Many viewers are likely to be wondering what Jamie is really suffering from and if he really has PTSD.


Trust Me season 2 follows a wounded soldier

Trust Me season 2 follows a wounded soldier (Image: BBC)

What are the symptoms of PTSD?

PTSD is an anxiety order in which a person relives a traumatic or distressing event.

A sufferer usually experiences the event in nightmares or flashbacks as they relive the frightening ordeal.

According to the NHS, a person usually develops PTSD within a month of the traumatic incident taking place.

However, in a small number of cases it can appear further along down the line months or even years afterwards.

The most common symptom of PTSD is reliving the event, but others can include trying to numb or avoid the trauma as well as hyperarousal, which means constantly feeling on edge.


More symptoms include insomnia, irritability, angry outbursts and difficulty concentrating.

While physical symptoms include chest pains, stomach aches, dizziness and headaches.

PTSD can also cause further problems such as the breakdown of relationships or difficulty in the workplace.

Those with PTSD are often suffering from other mental health problems as well such as anxiety and depression.

As well as the hospital killings, Trust Me explores how military personnel are treated after sustaining injuries on the battlefield. The series additionally looks at the psychological toll this environment can take on an individual.


Trust Me season 2 follows a wounded soldier

Trust Me season 2 follows a wounded soldier (Image: BBC)

In an exclusive interview with Express.co.uk, military lawyer Ahmed Al-Nahhas shared his thoughts about the difficulty faced by soldiers readjusting to life outside the armed forces.

“I think it’s incredibly difficult. If you think about it, they are moving from a completely different way of life, and also, from essentially a family – because in the service it’s a very tightknit community – and suddenly they find themselves in ‘civi-street’ with all sorts of pressures that they never really faced before.

“In the services they had all these skills and a role and a title and suddenly they find themselves in the civilian world and people aren’t giving them the attention and respect that they deserve.”

Although Mr Al-Nahhas has only seen some snippets from the new series of Trust Me, he said he could already see some parallels between the character Jamie and some clients he’s represented in the past.

He said the character appeared unable to tell “who’s friend or foe”, something that he’s faced with clients who have returned from places like Iraq and Afghanistan.

“As a solicitor who is representing them, it takes a lot of investment of time and patience to make sure they trust you.”

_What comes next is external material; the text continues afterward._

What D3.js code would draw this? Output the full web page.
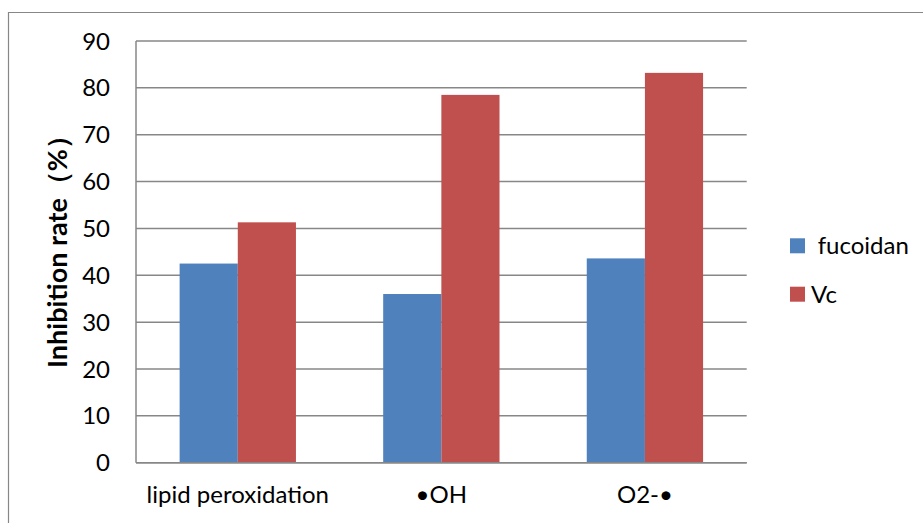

Mr Al-Nahhas, who is the Head of the Military Team at law firm Bolt Burdon Kemp which represents ex-armed forces men and women, called for more aftercare for personnel coming back from conflict zones.


Does Jamie have PTSD?

At this stage it's too early to say what Jamie is really suffering from but we’re probably going to find out as the show goes on.

Jamie could well be suffering from PTSD however his hallucinations don’t fall within the symptoms of the condition. Instead, he could be suffering from something else entirely, perhaps a form of psychosis whereby he can’t distinguish between reality and the imaginary.

He clearly has been through trauma of some kind and writer Sefton has teased we'll find out more about what happened during his time in service.

He explained: “Jamie is angry and damaged psychologically. We soon realise he has a secret – something happened when he was leading his troops and he’s struggling to deal with it.”

Trust Me season 2 follows a wounded soldier

Trust Me season 2 follows a wounded soldier (Image: BBC)

Sefton continued: “I wanted to show Jamie fighting to recover from both the mental and physical scars while also trying to prove that he isn’t imagining things – people really are dying and he needs to stop it.”

Sefton also stressed more needed to be done to protect the mental health of those in the armed forces and on the frontline of public services.

The writer said: “I don’t think enough is done to ensure the wellbeing of all people who have to deal with repeated exposure to violent and traumatic events.

“I would add in paramedics, firefighters and police officers. These are very hard jobs and they take their toll on the people who do them.”